To get the most out of the relational database in use, you need to make sure the data access layer resonates with the underlying database system.
In this article, we are going to see what you can do to boost up performance when using PostgreSQL with JPA and Hibernate.
How does MVCC (MultiVersion Concurrency Control) work
The first thing you need to take into consideration is how PostgreSQL works behind the scenes. Knowing its inner workings can make a difference between an application that barely crawls and one which runs at warp speed.
Behind the scenes, PostgreSQL uses MVCC (MultiVersion Concurrency Control) to manage concurrent access to table rows and indexes. For instance, the UPDATE operation consists of soft-deleting the previous record and inserting a new one as illustrated by the following diagram:
Having multiple versions of the same tuple allows other transactions to see the previous entity version until the current modifying transaction manages to commit.Rollback is a rather cheap operation since it’s a matter of deleting the uncommitted records.
Thanks to MVCC, readers don’t block writers and writers don’t block readers. For more details, check out this article.
Shared buffers and OS cache
Like any relational database system, PostgreSQL is designed to minimize disk access as much as possible.
Traditionally, database systems use two logs to mark transaction modifications:
- the undo log is used to restore uncommitted changes in case of rollback. In Oracle and MySQL, the undo log stores the diff between the latest uncommitted tuple and the previous state. However, because PostgreSQL stores multiple versions of the same record in the table structure, it does not need what other RDBMS define as the undo log.

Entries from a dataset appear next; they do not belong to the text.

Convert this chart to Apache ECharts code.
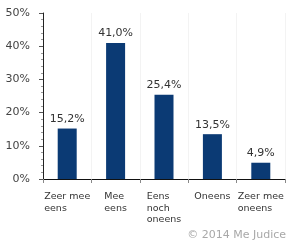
<!DOCTYPE html>
<html>
<head>
<meta charset="utf-8">
<script src="https://cdn.jsdelivr.net/npm/echarts@6/dist/echarts.min.js"></script>
<style>
  html, body { margin: 0; padding: 0; background: #fff; }
  #chart { width: 287px; height: 245px; }
</style>
</head>
<body>
<div id="chart"></div>
<script>
var categories = ['Zeer mee\neens', 'Mee\neens', 'Eens\nnoch\noneens', 'Oneens', 'Zeer mee\noneens']
var values = [15.2, 41.0, 25.4, 13.5, 4.9]
var yTicks = [0, 10, 20, 30, 40, 50]

var chart = echarts.init(document.getElementById('chart'))

function leftLines(s) {
  return s.split('\n').map(function(l) { return '{l|' + l + '}' }).join('\n')
}

var option = {
  animation: false,
  grid: { left: 43, right: 2, top: 13, bottom: 66 },
  graphic: [{
    type: 'text',
    right: 1,
    top: 230,
    style: { text: '© 2014 Me Judice', fill: '#a8a8a8', font: '11px "DejaVu Sans"' }
  }],
  xAxis: {
    type: 'category',
    data: categories,
    axisLine: { lineStyle: { color: '#111', width: 1 } },
    axisTick: { show: true, length: 4, lineStyle: { color: '#888' } },
    splitLine: { show: true, lineStyle: { color: '#f3f3f3' } },
    axisLabel: {
      margin: 12,
      interval: 0,
      color: '#333',
      fontFamily: 'DejaVu Sans',
      fontSize: 9.5,
      lineHeight: 11.5,
      formatter: function(v) { return leftLines(v) },
      rich: { l: { align: 'left', fontSize: 9.5, fontFamily: 'DejaVu Sans', color: '#333', lineHeight: 11.5 } }
    }
  },
  yAxis: {
    type: 'value',
    min: yTicks[0],
    max: yTicks[yTicks.length - 1],
    interval: 10,
    axisLine: { show: true, lineStyle: { color: '#222' } },
    axisTick: { show: true, length: 4, lineStyle: { color: '#555' } },
    minorTick: { show: true, splitNumber: 5, length: 2, lineStyle: { color: '#999' } },
    splitLine: { show: false },
    axisLabel: {
      margin: 13,
      color: '#444',
      fontFamily: 'DejaVu Sans',
      fontSize: 11,
      formatter: '{value}%'
    }
  },
  series: [{
    type: 'bar',
    data: values,
    barWidth: 19,
    itemStyle: { color: '#0b3a74' },
    label: {
      show: true,
      position: 'top',
      distance: 4,
      color: '#333',
      fontFamily: 'DejaVu Sans',
      fontSize: 11,
      formatter: function(p) { return p.value.toFixed(1).replace('.', ',') + '%' }
    }
  }]
}

chart.setOption(option)
</script>
</body>
</html>
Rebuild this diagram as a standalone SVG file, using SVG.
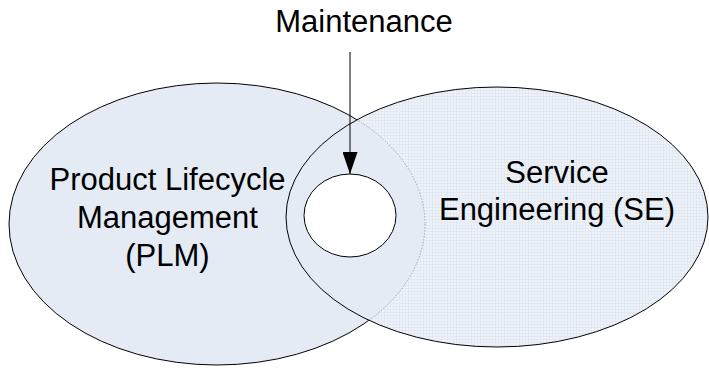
<svg xmlns="http://www.w3.org/2000/svg" width="709" height="369" viewBox="0 0 709 369">
<style>
text{font-family:"Liberation Sans",Arial,sans-serif;font-size:31px;fill:#000;text-anchor:middle}
.edge{fill:none;stroke:#000;stroke-width:1}
</style>
<defs>
<pattern id="grid" width="3" height="3" patternUnits="userSpaceOnUse">
<rect width="3" height="3" fill="#EEF2F9"/>
<path d="M0 0.5H3M0.5 0V3" stroke="#E3E9F3" stroke-width="1"/>
</pattern>
<clipPath id="outR"><path clip-rule="evenodd" d="M0 0H709V369H0Z M286 217a211 130 0 1 0 422 0a211 130 0 1 0 -422 0Z"/></clipPath>
<clipPath id="inR"><ellipse cx="497" cy="217" rx="211" ry="130"/></clipPath>
<marker id="ah" markerWidth="22" markerHeight="15" refX="22" refY="7.5" orient="auto" markerUnits="userSpaceOnUse" viewBox="0 0 22 15">
<path d="M0 0L22 7.5L0 15Z" fill="#000"/>
</marker>
</defs>
<g id="se-fill"><ellipse cx="497" cy="217" rx="211" ry="130" fill="url(#grid)"/></g>
<g id="plm">
<ellipse cx="217" cy="224" rx="208" ry="141" fill="#E4EBF5"/>
<ellipse cx="217" cy="224" rx="208" ry="141" class="edge" clip-path="url(#outR)"/>
<ellipse cx="217" cy="224" rx="208" ry="141" fill="none" stroke="#A0A4AA" stroke-width="1" stroke-dasharray="1.5 1.5" clip-path="url(#inR)"/>
<text x="167.5" y="190">Product Lifecycle</text>
<text x="167.5" y="228">Management</text>
<text x="167.5" y="266">(PLM)</text>
</g>
<g id="se">
<ellipse cx="497" cy="217" rx="211" ry="130" class="edge"/>
<text x="557" y="183">Service</text>
<text x="557" y="220">Engineering (SE)</text>
</g>
<g id="maintenance-node">
<ellipse cx="350" cy="215.5" rx="46" ry="41.5" fill="#fff" stroke="#000" stroke-width="1"/>
</g>
<g id="maintenance-label"><text x="364" y="32">Maintenance</text></g>
<g id="connectors">
<line x1="350" y1="52" x2="350" y2="174" stroke="#000" stroke-width="1" marker-end="url(#ah)"/>
</g>
</svg>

- the redo_log is called WAL (Write-Ahead Log) and ensures transaction durability. The WAL stores every transaction modification since in-memory changes are only flushed periodically, during checkpoints.
For both tables and indexes, PostgreSQL loads data in pages of 8KB which is the minimum unit of reading and writing data. PostgreSQL uses the shared_buffer to cache table and index pages that are read and modified. During a checkpoint, the dirty pages found in the shared_buffer are flushed to disk.

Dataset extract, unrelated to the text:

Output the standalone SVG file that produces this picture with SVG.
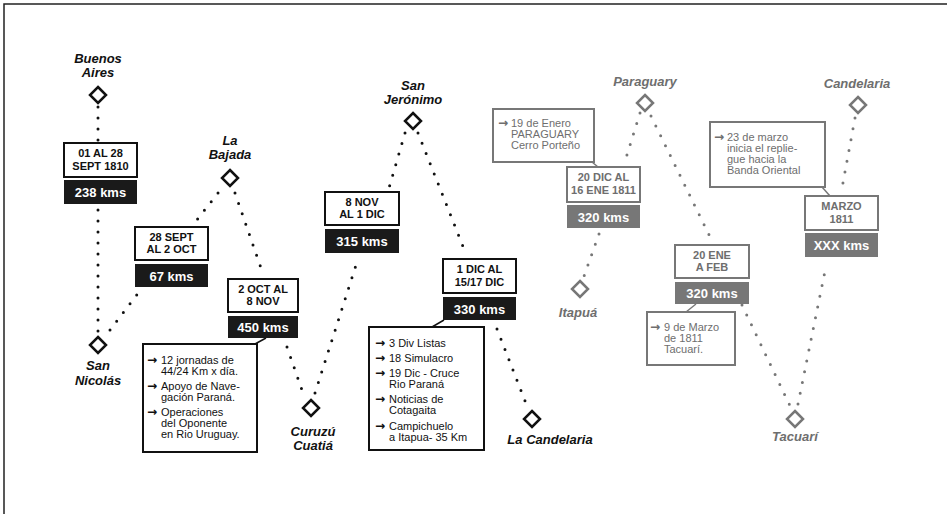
<svg xmlns="http://www.w3.org/2000/svg" width="947" height="514" viewBox="0 0 947 514">
<style>
.lbl{font-family:"Liberation Sans",Arial,sans-serif;font-weight:bold;font-style:italic;font-size:13px;text-anchor:middle}
.bt{font-family:"Liberation Sans",Arial,sans-serif;font-weight:bold;font-size:11px;text-anchor:middle}
.kt{font-family:"Liberation Sans",Arial,sans-serif;font-weight:bold;font-size:13px;text-anchor:middle;fill:#fff}
.nt{font-family:"Liberation Sans",Arial,sans-serif;font-size:11px}
.ar{font-family:"DejaVu Sans",sans-serif;font-weight:bold;font-size:12px}
.k .lbl,.k .bt,.k .nt,.k .ar{fill:#111}
.g .lbl,.g .bt,.g .nt,.g .ar{fill:#6e6e6e}
.k .box{fill:#fff;stroke:#111;stroke-width:2}
.g .box{fill:#fff;stroke:#777;stroke-width:2}
.k .kb{fill:#1a1a1a}
.g .kb{fill:#777}
.dia{stroke-width:2.5;fill:#fff}
.k .dia{stroke:#111}
.g .dia{stroke:#777}
.dots{fill:none;stroke-width:3;stroke-linecap:round;stroke-dasharray:0 11}
.k.dots{stroke:#111}
.g.dots{stroke:#777}
.ln{fill:none;stroke-width:1.5}
.k.ln{stroke:#111}
.g.ln{stroke:#777}
</style>
<rect width="947" height="514" fill="#fff"/>
<path d="M4,514 V4 H947" fill="none" stroke="#222" stroke-width="1.5"/>

<g id="connectors">
<path class="k dots" d="M98,107 L98,142"/>
<path class="k dots" d="M98,210 L98,334"/>
<path class="k dots" d="M110,330 L139,292"/>
<path class="k dots" d="M218,193 L196,221"/>
<path class="k dots" d="M235,193 L262,271"/>
<path class="k dots" d="M287,347 L303,393"/>
<path class="k dots" d="M315,393 L357,262"/>
<path class="k dots" d="M405,133 L389,188"/>
<path class="k dots" d="M418,133 L466,254"/>
<path class="k dots" d="M497,329 L527,406"/>
<path class="g dots" d="M640,113 L626,158"/>
<path class="g dots" d="M599,234 L583,279"/>
<path class="g dots" d="M651,116 L713,243"/>
<path class="g dots" d="M742,305 L792,410"/>
<path class="g dots" d="M798,404 L826,266"/>
<path class="g dots" d="M855,118 L842,188"/>
<path class="k ln" d="M255,344 L266,338"/>
<path class="k ln" d="M432,327 L444,320"/>
<path class="g ln" d="M592,162 L598,167"/>
<path class="g ln" d="M686,312 L696,304"/>
<path class="g ln" d="M822,187 L830,196"/>
</g>

<g id="buenos-aires" class="k">
<text class="lbl" x="98" y="63">Buenos</text>
<text class="lbl" x="98" y="77">Aires</text>
<path class="dia" d="M98,87 L106,95 L98,103 L90,95 Z"/>
</g>
<g id="seg1" class="k">
<rect class="box" x="64" y="143" width="73" height="34"/>
<text class="bt" x="100.5" y="157">01 AL 28</text>
<text class="bt" x="100.5" y="170">SEPT 1810</text>
<rect class="kb" x="64" y="180" width="73" height="24"/>
<text class="kt" x="100.5" y="197">238 kms</text>
</g>
<g id="san-nicolas" class="k">
<path class="dia" d="M98,337 L106,345 L98,353 L90,345 Z"/>
<text class="lbl" x="98" y="370">San</text>
<text class="lbl" x="98" y="385">Nicolás</text>
</g>
<g id="seg2" class="k">
<rect class="box" x="135" y="227" width="73" height="33"/>
<text class="bt" x="171.5" y="241">28 SEPT</text>
<text class="bt" x="171.5" y="253">AL 2 OCT</text>
<rect class="kb" x="135" y="264" width="73" height="23"/>
<text class="kt" x="171.5" y="281">67 kms</text>
</g>
<g id="la-bajada" class="k">
<text class="lbl" x="230" y="145">La</text>
<text class="lbl" x="230" y="159">Bajada</text>
<path class="dia" d="M230,170 L238,178 L230,186 L222,178 Z"/>
</g>
<g id="seg3" class="k">
<rect class="box" x="228" y="279" width="70" height="33"/>
<text class="bt" x="263" y="293">2 OCT AL</text>
<text class="bt" x="263" y="305">8 NOV</text>
<rect class="kb" x="228" y="316" width="70" height="22"/>
<text class="kt" x="263" y="332">450 kms</text>
</g>
<g id="note1" class="k">
<rect class="box" x="143" y="344" width="114" height="108"/>
<text class="ar" x="147" y="364">→</text>
<text class="nt" x="161" y="364">12 jornadas de</text>
<text class="nt" x="161" y="375">44/24 Km x día.</text>
<text class="ar" x="147" y="390">→</text>
<text class="nt" x="161" y="390">Apoyo de Nave-</text>
<text class="nt" x="161" y="401">gación Paraná.</text>
<text class="ar" x="147" y="416">→</text>
<text class="nt" x="161" y="416">Operaciones</text>
<text class="nt" x="161" y="427">del Oponente</text>
<text class="nt" x="161" y="438">en Rio Uruguay.</text>
</g>
<g id="curuzu-cuatia" class="k">
<path class="dia" d="M311,400 L319,408 L311,416 L303,408 Z"/>
<text class="lbl" x="313" y="436">Curuzú</text>
<text class="lbl" x="313" y="450">Cuatiá</text>
</g>
<g id="seg4" class="k">
<rect class="box" x="325" y="192" width="74" height="33"/>
<text class="bt" x="362" y="206">8 NOV</text>
<text class="bt" x="362" y="218">AL 1 DIC</text>
<rect class="kb" x="325" y="229" width="74" height="24"/>
<text class="kt" x="362" y="246">315 kms</text>
</g>
<g id="san-jeronimo" class="k">
<text class="lbl" x="413" y="90">San</text>
<text class="lbl" x="413" y="104">Jerónimo</text>
<path class="dia" d="M413,113 L421,121 L413,129 L405,121 Z"/>
</g>
<g id="seg5" class="k">
<rect class="box" x="443" y="259" width="73" height="34"/>
<text class="bt" x="479.5" y="273">1 DIC AL</text>
<text class="bt" x="479.5" y="286">15/17 DIC</text>
<rect class="kb" x="443" y="297" width="73" height="23"/>
<text class="kt" x="479.5" y="314">330 kms</text>
</g>
<g id="note2" class="k">
<rect class="box" x="369" y="327" width="115" height="123"/>
<text class="ar" x="375" y="347">→</text>
<text class="nt" x="389" y="347">3 Div Listas</text>
<text class="ar" x="375" y="362">→</text>
<text class="nt" x="389" y="362">18 Simulacro</text>
<text class="ar" x="375" y="377">→</text>
<text class="nt" x="389" y="377">19 Dic - Cruce</text>
<text class="nt" x="389" y="388">Rio Paraná</text>
<text class="ar" x="375" y="403">→</text>
<text class="nt" x="389" y="403">Noticias de</text>
<text class="nt" x="389" y="414">Cotagaita</text>
<text class="ar" x="375" y="430">→</text>
<text class="nt" x="389" y="430">Campichuelo</text>
<text class="nt" x="389" y="441">a Itapua- 35 Km</text>
</g>
<g id="la-candelaria" class="k">
<path class="dia" d="M532,411 L540,419 L532,427 L524,419 Z"/>
<text class="lbl" x="550" y="444">La Candelaria</text>
</g>

<g id="paraguary" class="g">
<text class="lbl" x="645" y="86">Paraguary</text>
<path class="dia" d="M645,95 L653,103 L645,111 L637,103 Z"/>
</g>
<g id="note3" class="g">
<rect class="box" x="493" y="109" width="101" height="53"/>
<text class="ar" x="498" y="127">→</text>
<text class="nt" x="511" y="127">19 de Enero</text>
<text class="nt" x="511" y="138">PARAGUARY</text>
<text class="nt" x="511" y="149">Cerro Porteño</text>
</g>
<g id="seg6" class="g">
<rect class="box" x="567" y="167" width="73" height="35"/>
<text class="bt" x="603.5" y="181">20 DIC AL</text>
<text class="bt" x="603.5" y="194">16 ENE 1811</text>
<rect class="kb" x="567" y="205" width="73" height="23"/>
<text class="kt" x="603.5" y="222">320 kms</text>
</g>
<g id="itapua" class="g">
<path class="dia" d="M580,281 L588,289 L580,297 L572,289 Z"/>
<text class="lbl" x="578" y="317">Itapuá</text>
</g>
<g id="seg7" class="g">
<rect class="box" x="675" y="245" width="74" height="33"/>
<text class="bt" x="712" y="259">20 ENE</text>
<text class="bt" x="712" y="271">A FEB</text>
<rect class="kb" x="675" y="282" width="74" height="22"/>
<text class="kt" x="712" y="298">320 kms</text>
</g>
<g id="note4" class="g">
<rect class="box" x="647" y="312" width="88" height="53"/>
<text class="ar" x="650" y="331">→</text>
<text class="nt" x="664" y="331">9 de Marzo</text>
<text class="nt" x="664" y="342">de 1811</text>
<text class="nt" x="664" y="353">Tacuarí.</text>
</g>
<g id="tacuari" class="g">
<path class="dia" d="M795,411 L803,419 L795,427 L787,419 Z"/>
<text class="lbl" x="795" y="441">Tacuarí</text>
</g>
<g id="note5" class="g">
<rect class="box" x="710" y="122" width="115" height="65"/>
<text class="ar" x="714" y="141">→</text>
<text class="nt" x="727" y="141">23 de marzo</text>
<text class="nt" x="727" y="152">inicia el  replie-</text>
<text class="nt" x="727" y="163">gue hacia la</text>
<text class="nt" x="727" y="174">Banda Oriental</text>
</g>
<g id="seg8" class="g">
<rect class="box" x="805" y="196" width="73" height="34"/>
<text class="bt" x="841.5" y="210">MARZO</text>
<text class="bt" x="841.5" y="223">1811</text>
<rect class="kb" x="805" y="233" width="73" height="24"/>
<text class="kt" x="841.5" y="250">XXX kms</text>
</g>
<g id="candelaria" class="g">
<text class="lbl" x="857" y="88">Candelaria</text>
<path class="dia" d="M858,97 L866,105 L858,113 L850,105 Z"/>
</g>
</svg>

Aside from using the shared_buffer which is meant to store the working data set, PostgreSQL relies on the OS cache for speeding up reads and writes of pages that are not stored in the shared_buffer.
Why you should definitely learn SQL Window Functions
PostgreSQL has many advanced features, and you should definitely take advantage of. Just because you are using JPA and Hibernate, it does not mean you have to restrict all your database interactions to JPQL or Criteria API queries.

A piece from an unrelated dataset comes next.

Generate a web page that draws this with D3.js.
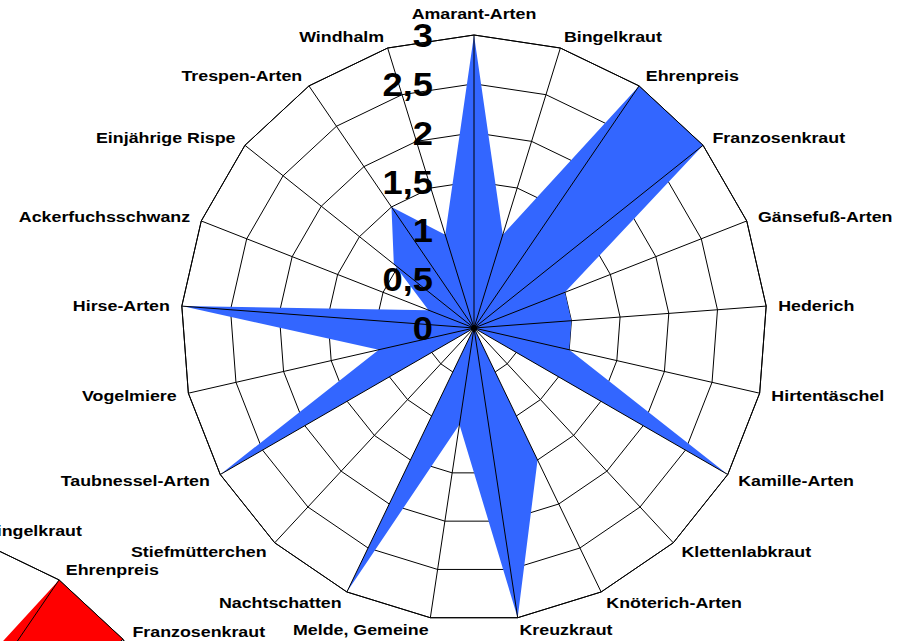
<!DOCTYPE html>
<html><head><meta charset="utf-8">
<script src="https://cdn.jsdelivr.net/npm/d3@7"></script>
<style>body{margin:0;background:#fff;overflow:hidden} svg{display:block}</style>
</head><body>
<script>
const categories = ["Amarant-Arten","Bingelkraut","Ehrenpreis","Franzosenkraut","Gänsefuß-Arten","Hederich","Hirtentäschel","Kamille-Arten","Klettenlabkraut","Knöterich-Arten","Kreuzkraut","Melde, Gemeine","Nachtschatten","Stiefmütterchen","Taubnessel-Arten","Vogelmiere","Hirse-Arten","Ackerfuchsschwanz","Einjährige Rispe","Trespen-Arten","Windhalm"];
const blueValues = [3,1,3,3,1,1,1,3,0,1.5,3,1,3,0,3,1,3,0.5,1.05,1.5,1];
const redValues  = [3,1,3,3,1,1,1,3,0,1.5,3,1,3,0,3,1,3,0.5,1.05,1.5,1];
const tickValues = [0,0.5,1,1.5,2,2.5,3];
const tickLabels = ["0","0,5","1","1,5","2","2,5","3"];

const W = 897, H = 641, R = 293;
const svg = d3.select("body").append("svg").attr("width", W).attr("height", H);
const FONT = "Arial, 'Liberation Sans', Helvetica, sans-serif";

const rScale = d3.scaleLinear().domain([0, 3]).range([0, R]);
const aScale = d3.scaleLinear().domain([0, categories.length]).range([0, 2 * Math.PI]);

function ringPath(v) {
  return d3.lineRadial().angle((d, i) => aScale(i)).radius(() => rScale(v)).curve(d3.curveLinearClosed)(categories);
}

function drawRadar(cx, cy, values, color, fullGrid, showTicks) {
  const g = svg.append("g").attr("transform", `translate(${cx},${cy})`);
  const rings = fullGrid ? tickValues.filter(v => v > 0) : [3];
  g.selectAll("path.ring").data(rings).join("path").attr("class", "ring")
    .attr("d", d => ringPath(d)).attr("fill", "none").attr("stroke", "#000").attr("stroke-width", 1);

  const line = d3.lineRadial().angle((d, i) => aScale(i)).radius(d => rScale(d)).curve(d3.curveLinearClosed);
  g.append("path").attr("d", line(values)).attr("fill", color).attr("stroke", "none");

  g.selectAll("line.spoke").data(categories).join("line").attr("class", "spoke")
    .attr("x1", 0).attr("y1", 0)
    .attr("x2", (d, i) => rScale(3) * Math.sin(aScale(i)))
    .attr("y2", (d, i) => -rScale(3) * Math.cos(aScale(i)))
    .attr("stroke", "#000").attr("stroke-width", 1);
  g.append("path").attr("d", ringPath(3)).attr("fill", "none").attr("stroke", "#000").attr("stroke-width", 1);
  g.append("circle").attr("r", 3).attr("fill", "#000");

  if (showTicks) {
    g.selectAll("text.tick").data(tickValues).join("text").attr("class", "tick")
      .attr("transform", d => `translate(-41,${-rScale(d) + 12}) scale(1.1,1)`)
      .attr("text-anchor", "end").attr("font-family", FONT).attr("font-weight", "bold")
      .attr("font-size", 33).attr("fill", "#000")
      .text((d, i) => tickLabels[i]);
  }

  const LR = R + 12;
  g.selectAll("text.cat").data(categories).join("text").attr("class", "cat")
    .attr("transform", (d, i) => {
      const a = aScale(i), s = Math.sin(a), c = Math.cos(a);
      const x = LR * s, y = -LR * c;
      const by = Math.abs(s) < 0.01 ? (c > 0 ? y - 4 : y + 14) : y + 5.5;
      return `translate(${x},${by}) scale(1.15,1)`;
    })
    .attr("text-anchor", (d, i) => { const s = Math.sin(aScale(i)); return Math.abs(s) < 0.01 ? "middle" : (s > 0 ? "start" : "end"); })
    .attr("font-family", FONT).attr("font-weight", "bold").attr("font-size", 15.5).attr("fill", "#000")
    .text(d => d);
}

drawRadar(-106, 822, redValues, "#ff0000", false, false);
drawRadar(474, 328, blueValues, "#3366ff", true, true);
</script>
</body></html>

Otherwise, why do you think the
EntityManager allows you to run native SQL queries?
For more details about Window Functions, check out this article.
How to call PostgreSQL functions (stored procedures) with JPA and Hibernate
Using JPA and Hibernate for writing data is very convenient, especially for typical OLTP operations. However, processing large volumes of data is much more practical to be done in the database.
For this reason, using stored procedures (or functions as PostgreSQL calls them) allows you to avoid moving large volumes of data out of the database just to process them in the data access layer. For more details about using stored procedures with JPA and Hibernate, check out this article.
Speeding up integration tests
If you are using PostgreSQL in production and all your JPA and Hibernate code is tested on an in-memory database like H2 or HSQLDB, then you are doing it all wrong. First of all, you won’t be able to test Window Functions or other PostgreSQL-specific features. Second, just because all tests run on the in-memory DB, it does not guarantee that the same code will run just fine on the PostgreSQL DB you run in production.
The only reason developers choose an in-memory database for running integration tests is the associated speed of avoiding disk access. However, you can run integration tests on PostgreSQL almost as fast as on an in-memory database. All you have to do is to map the data folder on
tmpfs. For more details, check out this article.
In a relational database, it’s best to store data according to the principles of the relational model.
However, it might be that you also need to store schema-less data (non-structured logs) EAV (Entity-Attribute-Value) structures, in which case, a JSON column can help you deal with such as requirement.
So, just because you are using a RDBMS, it does not mean you cannot take advantage of a flexible data storage when the application requirements demand it.
For more details about how to use JSON with JPA and Hibernate, check out this article.
PostgreSQL SERIAL column and Hibernate IDENTITY generator
When using PostgreSQL, it’s tempting to use a SERIAL or BIGSERIAL column type to auto-increment Primary Keys, when using JPA and Hibernate, this is not recommended.
For more details, check out this article.
For writing data, JDBC batching can help you reduce transaction response time. When using Hibernate, enabling batching is just a matter of setting one configuration property.
More, PostgreSQL offers the
reWriteBatchedInserts JDBC Driver configuration property which can help you reduce execution costs even further.
PostgreSQL advisory locks
Although optimistic locking scales better, there are certain concurrency control scenarios which call for a pessimistic locking approach.
PostgreSQL provides advisory locks which can be used as building blocks for implementing various concurrency control schemes that go beyond controlling the data stored in the relational database.
As you can see, there are many things to keep in mind when using PostgreSQL with JPA and Hibernate. Since PostgreSQL is one of the most advanced open-source RDBMS, it’s very useful to know all these tips and adjust your data access layer to get the most out of it.